─── Dataset records ───

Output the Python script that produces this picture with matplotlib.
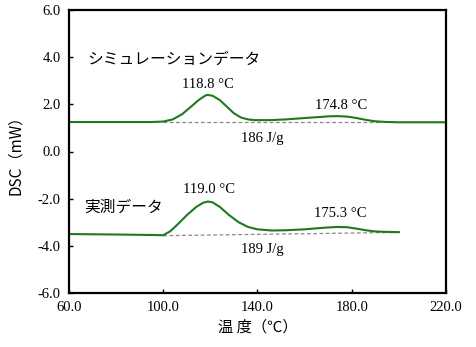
import matplotlib
matplotlib.use("Agg")
import matplotlib.pyplot as plt

# simulated DSC curve (temperature in C, heat flow in mW)
sim_t = [60, 80, 95, 100, 104, 108, 112, 115, 118, 119, 121, 124, 127, 130, 133, 136,
         139, 145, 152, 160, 166, 170, 174, 178, 182, 186, 190, 195, 200, 210, 220]
sim_y = [1.25, 1.25, 1.25, 1.27, 1.36, 1.58, 1.92, 2.18, 2.38, 2.40, 2.36, 2.18, 1.90, 1.62, 1.44, 1.36,
         1.33, 1.33, 1.36, 1.42, 1.46, 1.49, 1.50, 1.48, 1.42, 1.34, 1.28, 1.25, 1.24, 1.24, 1.24]

# measured DSC curve
exp_t = [60, 80, 95, 100, 103, 106, 110, 114, 117, 119, 121, 124, 128, 132, 136, 140,
         146, 152, 160, 166, 170, 174, 178, 182, 186, 190, 195, 200]
exp_y = [-3.50, -3.52, -3.54, -3.55, -3.38, -3.10, -2.70, -2.35, -2.17, -2.12, -2.16, -2.35, -2.70, -3.00, -3.20, -3.30,
         -3.35, -3.34, -3.30, -3.25, -3.22, -3.20, -3.21, -3.27, -3.34, -3.39, -3.41, -3.42]

# integration baselines
sim_base_t = [100, 192]
sim_base_y = [1.25, 1.25]
exp_base_t = [100, 200]
exp_base_y = [-3.57, -3.43]

# peak labels: (x, y, text)
peak_labels = [(119.0, 2.85, "118.8 °C"), (175.3, 1.95, "174.8 °C"), (142.0, 0.55, "186 J/g"),
               (119.5, -1.62, "119.0 °C"), (175.0, -2.62, "175.3 °C"), (142.0, -4.15, "189 J/g")]

xticks = [60, 100, 140, 180, 220]
yticks = [-6, -4, -2, 0, 2, 4, 6]

jp = ["Noto Sans CJK JP", "DejaVu Sans"]
serif = "Liberation Serif"

fig = plt.figure(figsize=(4.77, 3.47), dpi=100)
ax = fig.add_axes([69 / 477, 54 / 347, 377 / 477, 283 / 347])

green = "#1d7a1d"
ax.plot(sim_base_t, sim_base_y, color="#8a8a8a", lw=0.9, ls=(0, (3, 2)))
ax.plot(exp_base_t, exp_base_y, color="#8a8a8a", lw=0.9, ls=(0, (3, 2)))
ax.plot(sim_t, sim_y, color=green, lw=1.5)
ax.plot(exp_t, exp_y, color=green, lw=1.5)

for x, y, s in peak_labels:
    ax.text(x, y, s, ha="center", va="center", fontsize=10.5, family=serif)

ax.text(67.8, 3.9, "シミュレーションデータ", fontsize=11.3, family=jp, va="center")
ax.text(66.6, -2.35, "実測データ", fontsize=11.3, family=jp, va="center")

ax.set_xlim(60, 220)
ax.set_ylim(-6, 6)
ax.set_xticks(xticks)
ax.set_yticks(yticks)
ax.set_xticklabels(["%.1f" % v for v in xticks], family=serif, fontsize=10.5)
ax.set_yticklabels(["%.1f" % v for v in yticks], family=serif, fontsize=10.5)
ax.tick_params(direction="in", length=3, width=1, pad=6)

for sp in ax.spines.values():
    sp.set_linewidth(1.6)

ax.set_xlabel("温 度（℃）", family=jp, fontsize=11, labelpad=3)
ax.set_ylabel("DSC（mW）", family=jp, fontsize=11, labelpad=10)

fig.savefig("out.png", dpi=100)
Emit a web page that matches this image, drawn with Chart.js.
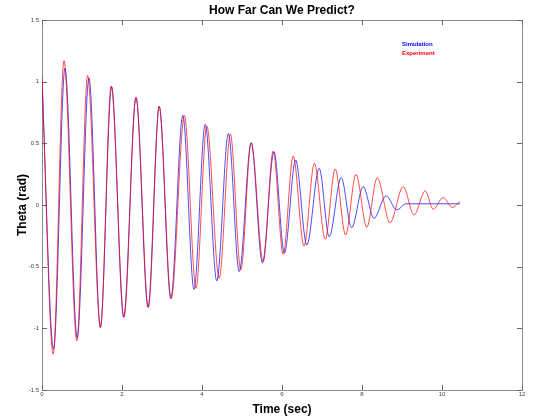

───

● Problem statement
Looking at the records above, work out how many lines include the word "with", then give that number by itself.

● The result
2